What to produce
Print every line of the listing exactly, please.

start

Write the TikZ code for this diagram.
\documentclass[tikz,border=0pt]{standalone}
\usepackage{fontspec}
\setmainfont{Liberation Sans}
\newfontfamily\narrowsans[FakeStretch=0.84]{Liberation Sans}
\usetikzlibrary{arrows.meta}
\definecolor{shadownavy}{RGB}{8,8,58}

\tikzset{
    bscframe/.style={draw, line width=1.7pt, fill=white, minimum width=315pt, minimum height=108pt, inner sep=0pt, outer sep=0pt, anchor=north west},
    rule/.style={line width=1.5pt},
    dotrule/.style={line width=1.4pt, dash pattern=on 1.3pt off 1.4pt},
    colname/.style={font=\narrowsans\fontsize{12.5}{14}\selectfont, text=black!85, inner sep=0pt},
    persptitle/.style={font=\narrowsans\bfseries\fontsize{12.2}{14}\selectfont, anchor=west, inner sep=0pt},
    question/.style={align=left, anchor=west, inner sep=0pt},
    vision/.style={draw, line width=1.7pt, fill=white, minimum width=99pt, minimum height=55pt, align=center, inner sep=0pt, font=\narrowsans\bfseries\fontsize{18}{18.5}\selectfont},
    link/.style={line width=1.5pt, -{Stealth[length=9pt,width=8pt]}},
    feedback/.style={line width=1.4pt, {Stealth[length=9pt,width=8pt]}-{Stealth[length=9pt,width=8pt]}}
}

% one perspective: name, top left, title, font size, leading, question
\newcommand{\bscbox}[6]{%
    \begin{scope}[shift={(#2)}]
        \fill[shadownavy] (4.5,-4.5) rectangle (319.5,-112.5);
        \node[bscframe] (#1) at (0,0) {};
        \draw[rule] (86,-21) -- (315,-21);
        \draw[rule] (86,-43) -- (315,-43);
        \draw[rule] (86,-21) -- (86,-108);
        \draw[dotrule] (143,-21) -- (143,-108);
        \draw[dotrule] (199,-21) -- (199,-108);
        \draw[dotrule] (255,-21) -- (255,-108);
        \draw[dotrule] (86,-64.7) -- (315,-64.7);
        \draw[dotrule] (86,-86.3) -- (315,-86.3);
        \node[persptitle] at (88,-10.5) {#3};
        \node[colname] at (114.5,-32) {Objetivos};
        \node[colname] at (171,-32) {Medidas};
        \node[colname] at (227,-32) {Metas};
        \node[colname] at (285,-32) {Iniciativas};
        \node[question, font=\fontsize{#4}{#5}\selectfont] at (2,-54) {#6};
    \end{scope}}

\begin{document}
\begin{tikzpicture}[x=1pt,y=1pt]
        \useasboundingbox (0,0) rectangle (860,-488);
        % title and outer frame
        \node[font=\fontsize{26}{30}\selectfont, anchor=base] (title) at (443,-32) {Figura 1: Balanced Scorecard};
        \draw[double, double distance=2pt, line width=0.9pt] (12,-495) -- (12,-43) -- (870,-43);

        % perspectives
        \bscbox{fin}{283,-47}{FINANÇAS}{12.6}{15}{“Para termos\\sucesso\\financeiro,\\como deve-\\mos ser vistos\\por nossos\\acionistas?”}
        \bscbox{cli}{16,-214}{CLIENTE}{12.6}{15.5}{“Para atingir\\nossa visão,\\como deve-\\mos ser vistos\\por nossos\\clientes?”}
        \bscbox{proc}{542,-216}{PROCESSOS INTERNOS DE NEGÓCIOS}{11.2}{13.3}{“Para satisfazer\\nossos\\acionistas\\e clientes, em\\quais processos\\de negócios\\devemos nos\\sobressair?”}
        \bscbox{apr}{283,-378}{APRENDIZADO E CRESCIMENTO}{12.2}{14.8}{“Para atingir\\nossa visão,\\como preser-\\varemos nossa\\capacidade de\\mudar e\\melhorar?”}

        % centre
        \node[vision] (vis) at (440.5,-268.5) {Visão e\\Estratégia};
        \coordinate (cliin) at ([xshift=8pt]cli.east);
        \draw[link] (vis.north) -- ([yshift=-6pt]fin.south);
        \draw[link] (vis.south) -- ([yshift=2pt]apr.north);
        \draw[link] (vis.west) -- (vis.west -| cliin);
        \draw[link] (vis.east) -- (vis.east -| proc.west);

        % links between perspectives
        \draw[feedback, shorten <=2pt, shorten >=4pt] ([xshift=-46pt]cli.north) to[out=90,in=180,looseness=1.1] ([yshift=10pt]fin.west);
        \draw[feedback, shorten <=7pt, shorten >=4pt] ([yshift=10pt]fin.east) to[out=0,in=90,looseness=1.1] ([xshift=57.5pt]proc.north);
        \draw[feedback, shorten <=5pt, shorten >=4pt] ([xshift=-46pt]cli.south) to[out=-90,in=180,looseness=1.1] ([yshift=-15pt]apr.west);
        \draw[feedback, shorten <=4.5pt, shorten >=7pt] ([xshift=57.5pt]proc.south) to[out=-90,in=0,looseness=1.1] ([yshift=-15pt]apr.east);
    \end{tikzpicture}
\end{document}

end

Result
Write the TikZ code for this diagram.
\documentclass[tikz,border=0pt]{standalone}
\usepackage{fontspec}
\setmainfont{Liberation Sans}
\newfontfamily\narrowsans[FakeStretch=0.84]{Liberation Sans}
\usetikzlibrary{arrows.meta}
\definecolor{shadownavy}{RGB}{8,8,58}

\tikzset{
    bscframe/.style={draw, line width=1.7pt, fill=white, minimum width=315pt, minimum height=108pt, inner sep=0pt, outer sep=0pt, anchor=north west},
    rule/.style={line width=1.5pt},
    dotrule/.style={line width=1.4pt, dash pattern=on 1.3pt off 1.4pt},
    colname/.style={font=\narrowsans\fontsize{12.5}{14}\selectfont, text=black!85, inner sep=0pt},
    persptitle/.style={font=\narrowsans\bfseries\fontsize{12.2}{14}\selectfont, anchor=west, inner sep=0pt},
    question/.style={align=left, anchor=west, inner sep=0pt},
    vision/.style={draw, line width=1.7pt, fill=white, minimum width=99pt, minimum height=55pt, align=center, inner sep=0pt, font=\narrowsans\bfseries\fontsize{18}{18.5}\selectfont},
    link/.style={line width=1.5pt, -{Stealth[length=9pt,width=8pt]}},
    feedback/.style={line width=1.4pt, {Stealth[length=9pt,width=8pt]}-{Stealth[length=9pt,width=8pt]}}
}

% one perspective: name, top left, title, font size, leading, question
\newcommand{\bscbox}[6]{%
    \begin{scope}[shift={(#2)}]
        \fill[shadownavy] (4.5,-4.5) rectangle (319.5,-112.5);
        \node[bscframe] (#1) at (0,0) {};
        \draw[rule] (86,-21) -- (315,-21);
        \draw[rule] (86,-43) -- (315,-43);
        \draw[rule] (86,-21) -- (86,-108);
        \draw[dotrule] (143,-21) -- (143,-108);
        \draw[dotrule] (199,-21) -- (199,-108);
        \draw[dotrule] (255,-21) -- (255,-108);
        \draw[dotrule] (86,-64.7) -- (315,-64.7);
        \draw[dotrule] (86,-86.3) -- (315,-86.3);
        \node[persptitle] at (88,-10.5) {#3};
        \node[colname] at (114.5,-32) {Objetivos};
        \node[colname] at (171,-32) {Medidas};
        \node[colname] at (227,-32) {Metas};
        \node[colname] at (285,-32) {Iniciativas};
        \node[question, font=\fontsize{#4}{#5}\selectfont] at (2,-54) {#6};
    \end{scope}}

\begin{document}
\begin{tikzpicture}[x=1pt,y=1pt]
        \useasboundingbox (0,0) rectangle (860,-488);
        % title and outer frame
        \node[font=\fontsize{26}{30}\selectfont, anchor=base] (title) at (443,-32) {Figura 1: Balanced Scorecard};
        \draw[double, double distance=2pt, line width=0.9pt] (12,-495) -- (12,-43) -- (870,-43);

        % perspectives
        \bscbox{fin}{283,-47}{FINANÇAS}{12.6}{15}{“Para termos\\sucesso\\financeiro,\\como deve-\\mos ser vistos\\por nossos\\acionistas?”}
        \bscbox{cli}{16,-214}{CLIENTE}{12.6}{15.5}{“Para atingir\\nossa visão,\\como deve-\\mos ser vistos\\por nossos\\clientes?”}
        \bscbox{proc}{542,-216}{PROCESSOS INTERNOS DE NEGÓCIOS}{11.2}{13.3}{“Para satisfazer\\nossos\\acionistas\\e clientes, em\\quais processos\\de negócios\\devemos nos\\sobressair?”}
        \bscbox{apr}{283,-378}{APRENDIZADO E CRESCIMENTO}{12.2}{14.8}{“Para atingir\\nossa visão,\\como preser-\\varemos nossa\\capacidade de\\mudar e\\melhorar?”}

        % centre
        \node[vision] (vis) at (440.5,-268.5) {Visão e\\Estratégia};
        \coordinate (cliin) at ([xshift=8pt]cli.east);
        \draw[link] (vis.north) -- ([yshift=-6pt]fin.south);
        \draw[link] (vis.south) -- ([yshift=2pt]apr.north);
        \draw[link] (vis.west) -- (vis.west -| cliin);
        \draw[link] (vis.east) -- (vis.east -| proc.west);

        % links between perspectives
        \draw[feedback, shorten <=2pt, shorten >=4pt] ([xshift=-46pt]cli.north) to[out=90,in=180,looseness=1.1] ([yshift=10pt]fin.west);
        \draw[feedback, shorten <=7pt, shorten >=4pt] ([yshift=10pt]fin.east) to[out=0,in=90,looseness=1.1] ([xshift=57.5pt]proc.north);
        \draw[feedback, shorten <=5pt, shorten >=4pt] ([xshift=-46pt]cli.south) to[out=-90,in=180,looseness=1.1] ([yshift=-15pt]apr.west);
        \draw[feedback, shorten <=4.5pt, shorten >=7pt] ([xshift=57.5pt]proc.south) to[out=-90,in=0,looseness=1.1] ([yshift=-15pt]apr.east);
    \end{tikzpicture}
\end{document}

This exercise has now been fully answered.